Label Emotions Clearly – Use phrases like “It’s okay to feel frustrated” to help your child recognize their feelings.
Model Healthy Coping Strategies – Demonstrate deep breathing, positive self-talk, managing frustration, or positive ways to ask for help.
Teach Perspective-Taking – Encourage and model to your child how to respect and recognize different viewpoints in peer interactions.
Practice Group Play – Arrange playdates or small group activities to strengthen teamwork.
Introduce Role-Playing Scenarios – Reinforce social problem-solving through pretend-play situations such as sharing toys or asking for help.
Build Conflict Resolution Skills – Guide your child to resolve disagreements by offering choices rather than commands.
Foster Empathy in Everyday Life – Use age-appropriate examples to discuss how actions affect others.

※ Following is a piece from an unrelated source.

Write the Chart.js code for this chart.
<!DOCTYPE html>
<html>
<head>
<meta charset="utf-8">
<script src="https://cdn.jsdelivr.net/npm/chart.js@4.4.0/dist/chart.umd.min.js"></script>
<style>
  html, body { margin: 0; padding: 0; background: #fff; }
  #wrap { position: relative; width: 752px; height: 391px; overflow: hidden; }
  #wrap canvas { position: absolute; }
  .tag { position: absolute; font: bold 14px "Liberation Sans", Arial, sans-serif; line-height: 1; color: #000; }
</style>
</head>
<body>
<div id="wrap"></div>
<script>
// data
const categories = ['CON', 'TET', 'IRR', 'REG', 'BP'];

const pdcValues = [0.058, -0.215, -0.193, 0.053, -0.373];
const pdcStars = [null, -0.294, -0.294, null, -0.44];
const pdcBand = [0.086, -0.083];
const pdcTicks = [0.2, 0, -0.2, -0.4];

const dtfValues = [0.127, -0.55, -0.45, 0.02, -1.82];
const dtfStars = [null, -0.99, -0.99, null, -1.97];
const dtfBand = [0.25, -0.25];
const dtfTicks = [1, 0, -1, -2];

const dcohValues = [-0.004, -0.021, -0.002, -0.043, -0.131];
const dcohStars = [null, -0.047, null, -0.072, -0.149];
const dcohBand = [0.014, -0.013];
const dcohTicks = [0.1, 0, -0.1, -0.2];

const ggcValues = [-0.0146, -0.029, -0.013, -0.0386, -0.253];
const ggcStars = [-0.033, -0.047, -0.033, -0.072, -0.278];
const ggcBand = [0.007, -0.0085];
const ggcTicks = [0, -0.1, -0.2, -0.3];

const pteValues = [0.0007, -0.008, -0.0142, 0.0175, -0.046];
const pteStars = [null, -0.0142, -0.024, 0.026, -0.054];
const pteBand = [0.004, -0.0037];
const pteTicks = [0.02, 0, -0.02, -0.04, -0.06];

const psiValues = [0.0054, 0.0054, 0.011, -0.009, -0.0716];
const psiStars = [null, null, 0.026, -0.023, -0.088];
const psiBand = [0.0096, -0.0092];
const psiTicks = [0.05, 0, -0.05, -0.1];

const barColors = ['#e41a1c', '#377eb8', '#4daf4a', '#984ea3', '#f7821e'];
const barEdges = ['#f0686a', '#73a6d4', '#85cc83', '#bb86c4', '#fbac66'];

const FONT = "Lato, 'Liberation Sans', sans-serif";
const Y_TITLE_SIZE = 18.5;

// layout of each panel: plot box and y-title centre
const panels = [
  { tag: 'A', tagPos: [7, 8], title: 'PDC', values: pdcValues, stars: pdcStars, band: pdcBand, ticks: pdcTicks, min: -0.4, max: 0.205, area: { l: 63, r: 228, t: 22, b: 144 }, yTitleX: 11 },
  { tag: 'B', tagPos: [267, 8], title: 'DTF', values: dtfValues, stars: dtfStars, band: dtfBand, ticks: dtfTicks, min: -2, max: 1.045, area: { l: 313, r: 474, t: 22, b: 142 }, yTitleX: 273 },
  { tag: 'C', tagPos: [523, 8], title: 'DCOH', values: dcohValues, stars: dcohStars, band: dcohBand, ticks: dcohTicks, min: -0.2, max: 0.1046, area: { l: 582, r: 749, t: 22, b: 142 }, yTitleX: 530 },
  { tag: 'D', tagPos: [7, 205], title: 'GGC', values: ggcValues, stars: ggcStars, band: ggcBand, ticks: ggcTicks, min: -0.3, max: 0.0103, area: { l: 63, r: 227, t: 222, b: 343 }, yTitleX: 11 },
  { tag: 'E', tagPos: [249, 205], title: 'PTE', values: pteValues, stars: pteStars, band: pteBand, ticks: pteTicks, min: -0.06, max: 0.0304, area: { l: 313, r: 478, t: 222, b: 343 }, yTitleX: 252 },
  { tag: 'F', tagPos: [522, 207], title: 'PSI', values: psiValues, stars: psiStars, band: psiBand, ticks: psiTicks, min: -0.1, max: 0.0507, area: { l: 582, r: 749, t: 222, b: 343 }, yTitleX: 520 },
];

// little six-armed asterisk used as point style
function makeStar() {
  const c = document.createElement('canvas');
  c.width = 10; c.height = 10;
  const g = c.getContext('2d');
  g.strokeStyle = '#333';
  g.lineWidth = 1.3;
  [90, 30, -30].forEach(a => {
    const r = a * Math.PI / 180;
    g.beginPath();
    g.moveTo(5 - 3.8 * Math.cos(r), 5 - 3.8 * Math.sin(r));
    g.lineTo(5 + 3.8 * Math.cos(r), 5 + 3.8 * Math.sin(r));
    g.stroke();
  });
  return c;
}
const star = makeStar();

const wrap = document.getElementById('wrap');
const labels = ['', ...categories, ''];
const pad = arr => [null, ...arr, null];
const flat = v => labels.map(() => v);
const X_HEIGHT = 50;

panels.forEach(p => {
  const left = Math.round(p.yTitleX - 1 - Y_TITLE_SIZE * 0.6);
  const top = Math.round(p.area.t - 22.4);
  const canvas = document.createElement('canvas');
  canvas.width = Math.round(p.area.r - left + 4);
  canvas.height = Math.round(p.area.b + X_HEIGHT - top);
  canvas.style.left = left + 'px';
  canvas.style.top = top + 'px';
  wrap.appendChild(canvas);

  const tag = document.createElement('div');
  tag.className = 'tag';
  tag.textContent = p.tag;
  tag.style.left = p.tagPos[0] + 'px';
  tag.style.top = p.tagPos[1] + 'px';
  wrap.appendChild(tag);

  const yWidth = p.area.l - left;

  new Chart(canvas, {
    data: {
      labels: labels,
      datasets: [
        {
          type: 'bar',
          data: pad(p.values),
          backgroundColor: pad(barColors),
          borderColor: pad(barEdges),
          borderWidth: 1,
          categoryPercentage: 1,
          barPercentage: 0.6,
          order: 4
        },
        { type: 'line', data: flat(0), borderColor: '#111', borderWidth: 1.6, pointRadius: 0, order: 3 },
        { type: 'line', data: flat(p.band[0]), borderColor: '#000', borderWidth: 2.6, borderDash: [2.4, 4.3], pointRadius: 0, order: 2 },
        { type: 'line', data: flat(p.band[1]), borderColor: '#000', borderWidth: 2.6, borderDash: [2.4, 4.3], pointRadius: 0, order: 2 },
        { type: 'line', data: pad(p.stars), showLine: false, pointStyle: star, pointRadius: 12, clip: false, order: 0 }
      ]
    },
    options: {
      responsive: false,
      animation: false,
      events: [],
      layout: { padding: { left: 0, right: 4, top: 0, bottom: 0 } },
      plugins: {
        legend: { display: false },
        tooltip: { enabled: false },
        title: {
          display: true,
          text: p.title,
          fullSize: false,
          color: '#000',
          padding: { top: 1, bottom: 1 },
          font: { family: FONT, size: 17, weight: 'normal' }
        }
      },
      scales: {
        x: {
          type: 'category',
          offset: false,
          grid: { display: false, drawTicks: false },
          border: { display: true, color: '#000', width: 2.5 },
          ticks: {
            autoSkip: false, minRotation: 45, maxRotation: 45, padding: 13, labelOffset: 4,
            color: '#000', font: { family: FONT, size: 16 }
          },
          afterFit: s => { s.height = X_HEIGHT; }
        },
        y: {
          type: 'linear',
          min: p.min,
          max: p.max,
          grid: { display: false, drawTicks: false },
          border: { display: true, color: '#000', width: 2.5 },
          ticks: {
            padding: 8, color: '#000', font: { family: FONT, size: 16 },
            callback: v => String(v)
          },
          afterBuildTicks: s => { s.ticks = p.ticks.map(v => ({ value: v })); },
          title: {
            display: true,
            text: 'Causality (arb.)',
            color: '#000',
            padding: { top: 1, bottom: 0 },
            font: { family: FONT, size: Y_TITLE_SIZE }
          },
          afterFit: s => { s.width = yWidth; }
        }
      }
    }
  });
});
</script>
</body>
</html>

Encourage Self-Dressing Skills – Provide easy-to-wear outfits so your child can dress independently.
Involve Your Child In Meal Prep – Let your child help with meal prep, such as setting the table, washing fruit, mixing ingredients, or getting light items out of the fridge.
Celebrate Self-Sufficiency – Acknowledge when your child does things on their own, such as pouring water, cleaning up their toys, dressing themselves, or zipping their coat.
Use Visual Routine Charts – Display simple steps to make tasks like brushing teeth, packing a bag, or bedtime prep more manageable.
Use Chores to Build Resilience
Age-appropriate chores provide toddlers with a sense of purpose and control, reinforcing patience and perseverance.
Celebrate Effort Over Perfection – Praise your child’s attempts rather than focusing solely on completion.
Small Daily Jobs- Give your toddler small responsibilities, choices, and problem-solving tasks each day to help lay the foundation for confidence, Independence, and adaptability.
Promote a Growth Mindset – Encourage your toddler to keep trying after mistakes to cultivate resilience.
Highlight Their Role in the Family – Reinforce this by commenting aloud on how your child’s contributions help others. This helps to strengthen teamwork skills.